KDE's Kdenlive makes use of MLT, Frei0r effects, SoX and LADSPA libraries. Kdenlive supports all of the formats supported by FFmpeg or libav (such as QuickTime, AVI, WMV, MPEG, and Flash Video, among others), and also supports 4:3 and 16:9 aspect ratios for both PAL, NTSC and various HD standards, including HDV and AVCHD. Video can also be exported to DV devices, or written to a DVD with chapters and a simple menu.

- Multi-track editing with a timeline and supports an unlimited number of video and audio tracks.
- A built-in title editor and tools to create, move, crop and delete video clips, audio clips, text clips and image clips.
- Ability to add custom effects and transitions.
- A wide range of effects and transitions. Audio signal processing capabilities include normalization, phase and pitch shifting, limiting, volume adjustment, reverb and equalization filters as well as others.
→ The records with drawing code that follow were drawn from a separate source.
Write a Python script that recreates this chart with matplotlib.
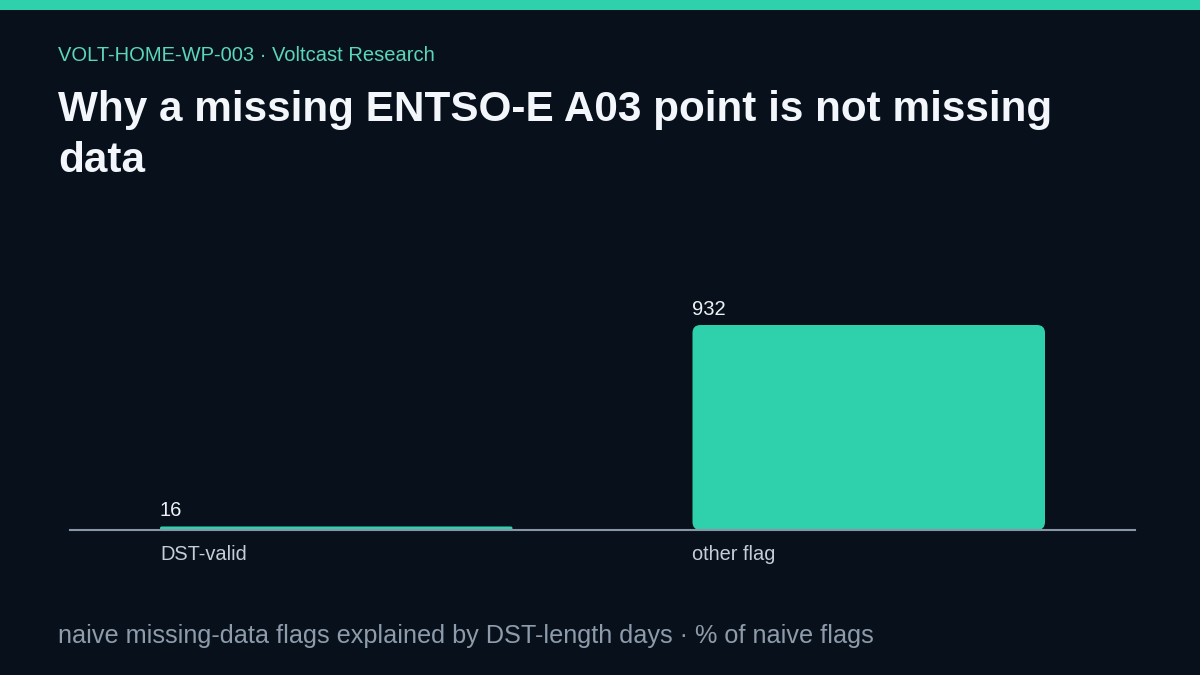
import matplotlib.pyplot as plt
from matplotlib.patches import FancyBboxPatch, Rectangle

# chart data
categories = ["DST-valid", "other flag"]
values = [16, 932]
value_labels = ["16", "932"]

kicker = "VOLT-HOME-WP-003 · Voltcast Research"
title_lines = ["Why a missing ENTSO-E A03 point is not missing", "data"]
footer = "naive missing-data flags explained by DST-length days · % of naive flags"

BG = "#08111b"
ACCENT = "#2fd0ac"

plt.rcParams['font.family'] = ['Liberation Sans', 'DejaVu Sans']

fig = plt.figure(figsize=(12, 6.75), dpi=100, facecolor=BG)

# top accent stripe
fig.patches.append(Rectangle((0, 1 - 10 / 675), 1, 10 / 675, transform=fig.transFigure,
                             facecolor=ACCENT, edgecolor="none"))

fig.text(58 / 1200, 1 - 61 / 675, kicker, color="#5cd6b9", fontsize=14.5, va="baseline")
for i, line in enumerate(title_lines):
    fig.text(58 / 1200, 1 - (121 + 51 * i) / 675, line, color="#f3f6fa", fontsize=30.4,
             fontweight="bold", va="baseline")
fig.text(58 / 1200, 1 - 643 / 675, footer, color="#8d9bab", fontsize=18.2, va="baseline")

# axes: baseline at y=530px, x from 70 to 1135 px
ax_top_px = 205
ax = fig.add_axes([70 / 1200, 1 - 530 / 675, 1065 / 1200, (530 - ax_top_px) / 675])
ax.set_facecolor(BG)

width = 0.662
x = list(range(len(categories)))
ymax = max(values) * (530 - ax_top_px) / (530 - 325)
ax.set_xlim(-0.5, len(categories) - 0.5)
ax.set_ylim(0, ymax)

bars = ax.bar(x, values, width=width, color=ACCENT)

# swap plain rectangles for rounded ones
fig.canvas.draw()
px_x = ax.transData.transform((1, 0))[0] - ax.transData.transform((0, 0))[0]
px_y = ax.transData.transform((0, 1))[1] - ax.transData.transform((0, 0))[1]
aspect = px_x / px_y
for b in bars:
    bx, by = b.get_x(), b.get_y()
    bw, bh = b.get_width(), b.get_height()
    r_px = min(8, bh * px_y / 2)
    rounded = FancyBboxPatch((bx, by), bw, bh,
                             boxstyle=f"round,pad=0,rounding_size={r_px / px_x}",
                             mutation_aspect=aspect, facecolor=ACCENT, edgecolor="none")
    ax.add_patch(rounded)
    b.set_visible(False)

for xi, v, lab in zip(x, values, value_labels):
    ax.annotate(lab, (xi - width / 2, v), xytext=(0, 4.5), textcoords="offset points",
                ha="left", va="bottom", color="#eef2f6", fontsize=14.5)

ax.set_xticks([xi - width / 2 for xi in x])
ax.set_xticklabels(categories, ha="left", color="#c5cdd6", fontsize=14.4)
ax.tick_params(axis="x", length=0, pad=10.5)
ax.set_yticks([])

for s in ["top", "right", "left"]:
    ax.spines[s].set_visible(False)
ax.spines["bottom"].set_color("#8896a8")
ax.spines["bottom"].set_linewidth(1.5)

fig.savefig("out.png", dpi=100, facecolor=BG)
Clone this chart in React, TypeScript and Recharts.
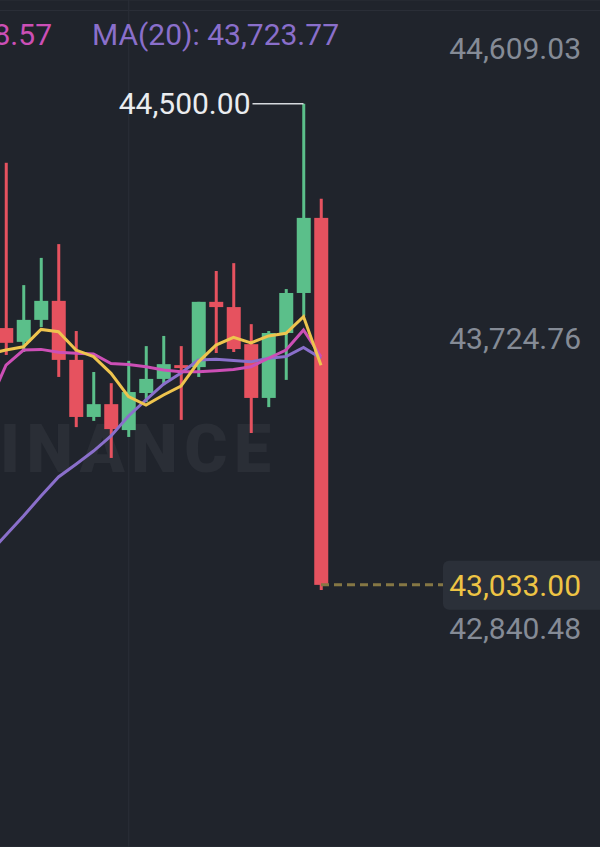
import React from 'react';
import {
  ComposedChart,
  Bar,
  Line,
  XAxis,
  YAxis,
  CartesianGrid,
  ReferenceLine,
  ReferenceDot,
} from 'recharts';

// ---- data ----
// first slot is off-screen on the left: only its moving averages are visible
const candleLabels = [
  'K0', 'K1', 'K2', 'K3', 'K4', 'K5', 'K6', 'K7', 'K8', 'K9',
  'K10', 'K11', 'K12', 'K13', 'K14', 'K15', 'K16', 'K17', 'K18', 'K19',
];
// empty future slots to the right of the last candle
const futureLabels = ['F1', 'F2', 'F3', 'F4', 'F5', 'F6', 'F7'];

const opens = [null, 43816, 43774, 43841, 43899, 43719, 43545, 43584, 43505, 43618, 43661, 43703, 43697, 43896, 43880, 43767, 43603, 43801, 43923, 44152];
const highs = [null, 44320, 43947, 44030, 44072, 43807, 43682, 43648, 43716, 43761, 43792, 43761, 43896, 43990, 44014, 43828, 43807, 43935, 44500, 44210];
const lows = [null, 43734, 43743, 43819, 43667, 43514, 43533, 43420, 43484, 43590, 43642, 43536, 43667, 43740, 43743, 43496, 43575, 43658, 43853, 43017];
const closes = [null, 43771, 43841, 43899, 43719, 43545, 43584, 43508, 43621, 43661, 43706, 43694, 43896, 43880, 43752, 43603, 43801, 43923, 44152, 43033];

const maYellow = [43737, 43749, 43759, 43812, 43805, 43749, 43729, 43678, 43607, 43581, 43612, 43639, 43713, 43764, 43788, 43771, 43792, 43800, 43851, 43703];
const maPink = [43582, 43703, 43749, 43751, 43742, 43739, 43737, 43708, 43705, 43698, 43688, 43683, 43683, 43686, 43690, 43698, 43724, 43749, 43810, 43728.57];
const ma20 = [43127, 43185, 43243, 43304, 43362, 43401, 43441, 43487, 43548, 43597, 43645, 43679, 43719, 43721, 43717, 43713, 43724, 43729, 43757, 43723.77];

const axisTicks = [42840.48, 43724.76, 44609.03];
const axisDomain = [42233.68, 44816.38];
const gridColumnLabel = 'K8';
const watermarkText = 'INANCE';

// ---- styles ----
const BG = '#20242c';
const GRID = '#2a2e37';
const GREEN = '#5bbf8a';
const RED = '#e6525f';
const YELLOW = '#eec44e';
const PINK = '#cc4fb6';
const PURPLE = '#8a6fcb';
const AXIS_TEXT = '#858b96';
const HIGH_TEXT = '#eaecef';
const PRICE_TEXT = '#eec444';
const PRICE_BOX = '#2b3039';
const PRICE_DASH = '#857744';
const WATERMARK = '#2a2e36';
const FONT = 'Roboto, "Noto Sans", sans-serif';
const FS = 30;

const fmt = (v: number) =>
  v.toLocaleString('en-US', { minimumFractionDigits: 2, maximumFractionDigits: 2 });

const n = candleLabels.length;
const lastClose = closes[n - 1] as number;
const highIndex = highs.reduce((best: number, h, i) => (h != null && h > (highs[best] as number) ? i : best), 1);
const highValue = highs[highIndex] as number;

const rows = [...candleLabels, ...futureLabels].map((label, k) => {
  const inData = k < n;
  const has = inData && opens[k] != null;
  return {
    label,
    range: has ? [lows[k], highs[k]] : null,
    open: has ? opens[k] : null,
    high: has ? highs[k] : null,
    low: has ? lows[k] : null,
    close: has ? closes[k] : null,
    maY: inData ? maYellow[k] : null,
    maP: inData ? maPink[k] : null,
    ma20: inData ? ma20[k] : null,
    price: k >= n - 1 ? lastClose : null,
  };
});
const candleRows = rows.filter((r) => r.range != null);

const Candle = (props: any) => {
  const { x, y, width, height, payload } = props;
  if (!payload || payload.open == null) return <g />;
  const { open, close, high, low } = payload;
  const top = Math.min(y, y + height);
  const h = Math.abs(height);
  const ratio = h / (high - low);
  const yOf = (v: number) => top + (high - v) * ratio;
  const up = close >= open;
  const color = up ? GREEN : RED;
  const cx = x + width / 2;
  const b1 = yOf(Math.max(open, close));
  const b2 = yOf(Math.min(open, close));
  return (
    <g>
      <line x1={cx} x2={cx} y1={top} y2={top + h} stroke={color} strokeWidth={3} />
      <rect x={x} y={b1} width={width} height={Math.max(b2 - b1, 2)} fill={color} />
    </g>
  );
};

// vertical grid line drawn in the band background of one column (beneath the candles)
const GridColumn = (props: any) => {
  const { x, y, width, height, index, payload } = props;
  const row = payload && payload.label ? payload : candleRows[index];
  if (!row || row.label !== gridColumnLabel) return <g />;
  const cx = x + width / 2;
  return <line x1={cx} x2={cx} y1={y} y2={y + height} stroke={GRID} strokeWidth={1} />;
};

const AxisLabel = (props: any) => {
  const vb = props.viewBox || {};
  const right = (vb.x || 0) + (vb.width || 0);
  const cy = vb.y || 0;
  return (
    <text x={right - 19} y={cy - 9} textAnchor="end" fill={AXIS_TEXT} fontSize={FS} fontFamily={FONT}>
      {fmt(props.tickValue)}
    </text>
  );
};

const PriceBox = (props: any) => {
  const vb = props.viewBox || {};
  const right = (vb.x || 0) + (vb.width || 0);
  const cy = vb.y || 0;
  return (
    <g>
      <rect x={right - 157} y={cy - 24} width={170} height={49} rx={6} fill={PRICE_BOX} />
      <text x={right - 19} y={cy + 11} textAnchor="end" fill={PRICE_TEXT} fontSize={FS} fontFamily={FONT}>
        {fmt(lastClose)}
      </text>
    </g>
  );
};

const HighMark = (props: any) => {
  const { cx, cy } = props;
  return (
    <g>
      <line x1={cx - 51} x2={cx} y1={cy} y2={cy} stroke="#d6d9de" strokeWidth={1.5} />
      <text x={cx - 53} y={cy + 10.5} textAnchor="end" fill={HIGH_TEXT} fontSize={FS} fontFamily={FONT}>
        {fmt(highValue)}
      </text>
    </g>
  );
};

export default function App() {
  const pinkTail = fmt(maPink[n - 1]).slice(-4);
  const ma20Text = `MA(20): ${fmt(ma20[n - 1])}`;
  return (
    <div
      style={{
        position: 'absolute',
        left: 0,
        top: 0,
        width: 600,
        height: 847,
        overflow: 'hidden',
        background: BG,
      }}
    >
      <svg width={600} height={847} style={{ position: 'absolute', left: 0, top: 0 }}>
        <text x={0} y={472} fill={WATERMARK} fontSize={66} fontWeight={900} fontFamily={FONT} letterSpacing={6.5}>
          {watermarkText}
        </text>
      </svg>
      <div style={{ position: 'absolute', left: 0, top: 10, width: 600, height: 1, background: GRID }} />
      <div style={{ position: 'absolute', left: -30, top: 0 }}>
        <ComposedChart
          width={630}
          height={847}
          data={rows}
          margin={{ top: 0, right: 0, bottom: 0, left: 9.75 }}
        >
          <CartesianGrid vertical={false} stroke={GRID} strokeWidth={1} />
          <XAxis dataKey="label" hide padding={{ left: 0, right: 147.75 }} />
          <YAxis
            orientation="right"
            mirror
            type="number"
            domain={axisDomain}
            allowDataOverflow
            ticks={axisTicks}
            interval={0}
            axisLine={false}
            tickLine={false}
            tick={false}
            width={0}
          />
          {axisTicks.map((v) => (
            <ReferenceLine key={v} y={v} stroke="none" label={<AxisLabel tickValue={v} />} />
          ))}
          <Line
            dataKey="price"
            stroke={PRICE_DASH}
            strokeWidth={3}
            strokeDasharray="8 5"
            dot={false}
            isAnimationActive={false}
          />
          <Bar
            dataKey="range"
            barSize={14}
            shape={<Candle />}
            background={<GridColumn />}
            isAnimationActive={false}
          />
          <Line type="linear" dataKey="ma20" stroke={PURPLE} strokeWidth={3} dot={false} isAnimationActive={false} />
          <Line type="linear" dataKey="maP" stroke={PINK} strokeWidth={3} dot={false} isAnimationActive={false} />
          <Line type="linear" dataKey="maY" stroke={YELLOW} strokeWidth={3} dot={false} isAnimationActive={false} />
          <ReferenceLine y={lastClose} stroke="none" label={<PriceBox />} />
          <ReferenceDot x={candleLabels[highIndex]} y={highValue} r={0} shape={<HighMark />} />
        </ComposedChart>
      </div>
      <svg width={600} height={60} style={{ position: 'absolute', left: 0, top: 0 }}>
        <text x={52} y={45} textAnchor="end" fill={PINK} fontSize={FS} fontFamily={FONT}>
          {pinkTail}
        </text>
        <text x={92} y={45} fill={PURPLE} fontSize={FS} fontFamily={FONT}>
          {ma20Text}
        </text>
      </svg>
    </div>
  );
}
Visual effects include options for masking, blue-screen, distortions, rotations, colour tools, blurring, obscuring and others.
- Configurable keyboard shortcuts and interface layouts.
- Rendering is done using a separate non-blocking process so it can be stopped, paused and restarted.
- Kdenlive also provides a script called the Kdenlive Builder Wizard (KBW) that compiles the latest developer version of the software and its main dependencies from source, to allow users to try to test new features and report problems on the bug tracker.
- Project files are stored in XML format.
- An archiving feature allows exporting a project among all assets into a single folder or compressed archive.

== Availability ==
Kdenlive is available on FreeBSD, MacOS, Microsoft Windows, and Linux.